[Part of a data file]
● ● ●

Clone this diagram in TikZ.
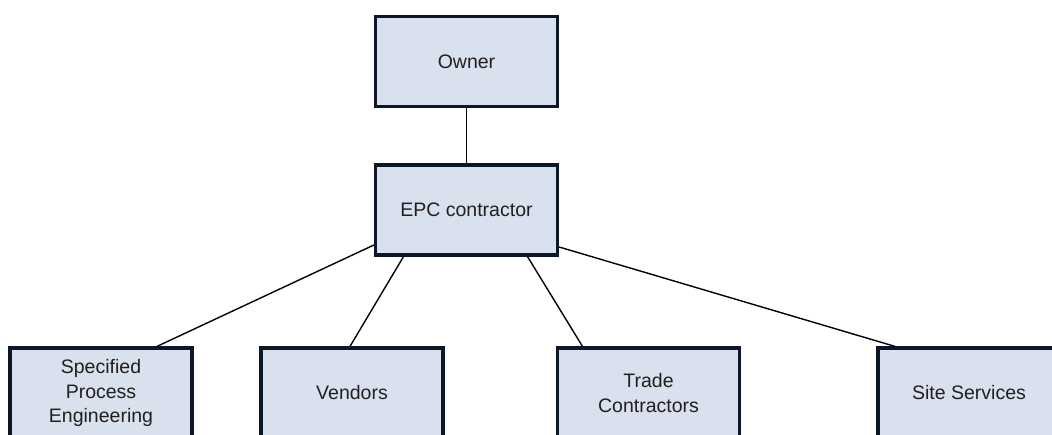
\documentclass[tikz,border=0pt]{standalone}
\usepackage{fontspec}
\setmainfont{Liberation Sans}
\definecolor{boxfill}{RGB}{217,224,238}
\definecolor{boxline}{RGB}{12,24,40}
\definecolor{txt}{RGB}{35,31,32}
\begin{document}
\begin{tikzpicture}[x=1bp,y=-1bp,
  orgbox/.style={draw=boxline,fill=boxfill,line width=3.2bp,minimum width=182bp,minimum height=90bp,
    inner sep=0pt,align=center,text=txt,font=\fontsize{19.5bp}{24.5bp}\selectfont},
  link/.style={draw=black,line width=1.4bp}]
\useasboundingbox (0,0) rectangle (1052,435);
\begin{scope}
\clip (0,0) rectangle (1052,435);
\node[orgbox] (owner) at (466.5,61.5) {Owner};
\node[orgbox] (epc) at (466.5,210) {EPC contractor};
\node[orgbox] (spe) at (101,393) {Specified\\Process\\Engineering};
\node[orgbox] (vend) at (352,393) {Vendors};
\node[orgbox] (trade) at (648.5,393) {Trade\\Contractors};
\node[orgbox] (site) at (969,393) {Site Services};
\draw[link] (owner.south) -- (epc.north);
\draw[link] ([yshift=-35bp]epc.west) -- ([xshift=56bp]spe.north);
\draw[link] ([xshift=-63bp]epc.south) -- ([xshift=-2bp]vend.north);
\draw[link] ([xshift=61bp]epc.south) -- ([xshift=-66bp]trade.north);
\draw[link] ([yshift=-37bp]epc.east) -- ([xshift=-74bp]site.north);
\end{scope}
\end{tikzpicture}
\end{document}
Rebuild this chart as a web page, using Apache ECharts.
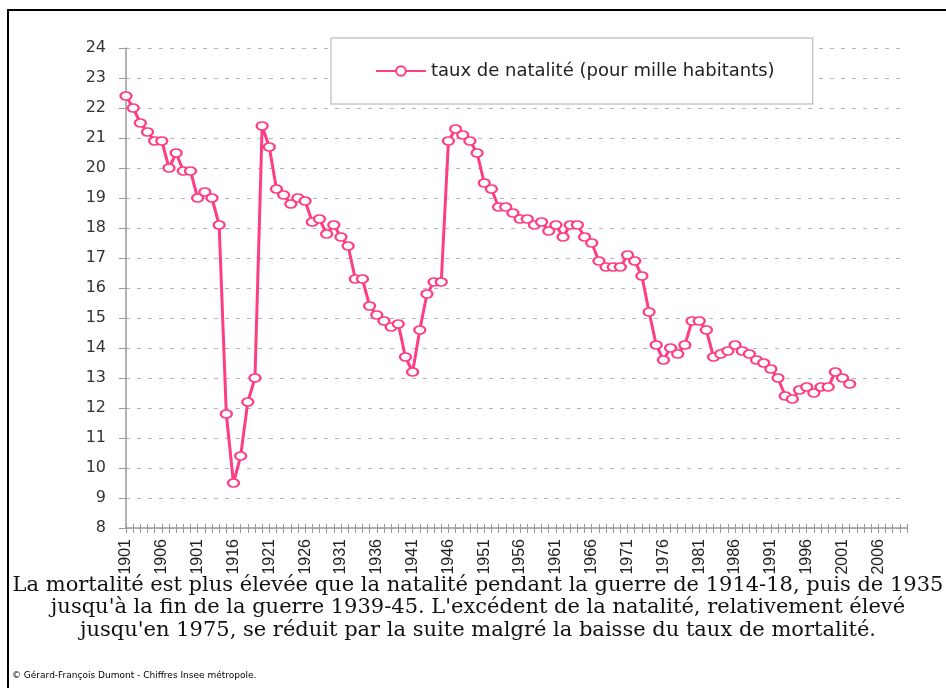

● ● ●

• **The request**
Give the entries again word for word, but skip the pictures.

• **Written response**
Clone this diagram in TikZ.
\documentclass[tikz,border=0pt]{standalone}
\usepackage{fontspec}
\setmainfont{Liberation Sans}
\definecolor{boxfill}{RGB}{217,224,238}
\definecolor{boxline}{RGB}{12,24,40}
\definecolor{txt}{RGB}{35,31,32}
\begin{document}
\begin{tikzpicture}[x=1bp,y=-1bp,
  orgbox/.style={draw=boxline,fill=boxfill,line width=3.2bp,minimum width=182bp,minimum height=90bp,
    inner sep=0pt,align=center,text=txt,font=\fontsize{19.5bp}{24.5bp}\selectfont},
  link/.style={draw=black,line width=1.4bp}]
\useasboundingbox (0,0) rectangle (1052,435);
\begin{scope}
\clip (0,0) rectangle (1052,435);
\node[orgbox] (owner) at (466.5,61.5) {Owner};
\node[orgbox] (epc) at (466.5,210) {EPC contractor};
\node[orgbox] (spe) at (101,393) {Specified\\Process\\Engineering};
\node[orgbox] (vend) at (352,393) {Vendors};
\node[orgbox] (trade) at (648.5,393) {Trade\\Contractors};
\node[orgbox] (site) at (969,393) {Site Services};
\draw[link] (owner.south) -- (epc.north);
\draw[link] ([yshift=-35bp]epc.west) -- ([xshift=56bp]spe.north);
\draw[link] ([xshift=-63bp]epc.south) -- ([xshift=-2bp]vend.north);
\draw[link] ([xshift=61bp]epc.south) -- ([xshift=-66bp]trade.north);
\draw[link] ([yshift=-37bp]epc.east) -- ([xshift=-74bp]site.north);
\end{scope}
\end{tikzpicture}
\end{document}
Rebuild this chart as a web page, using Apache ECharts.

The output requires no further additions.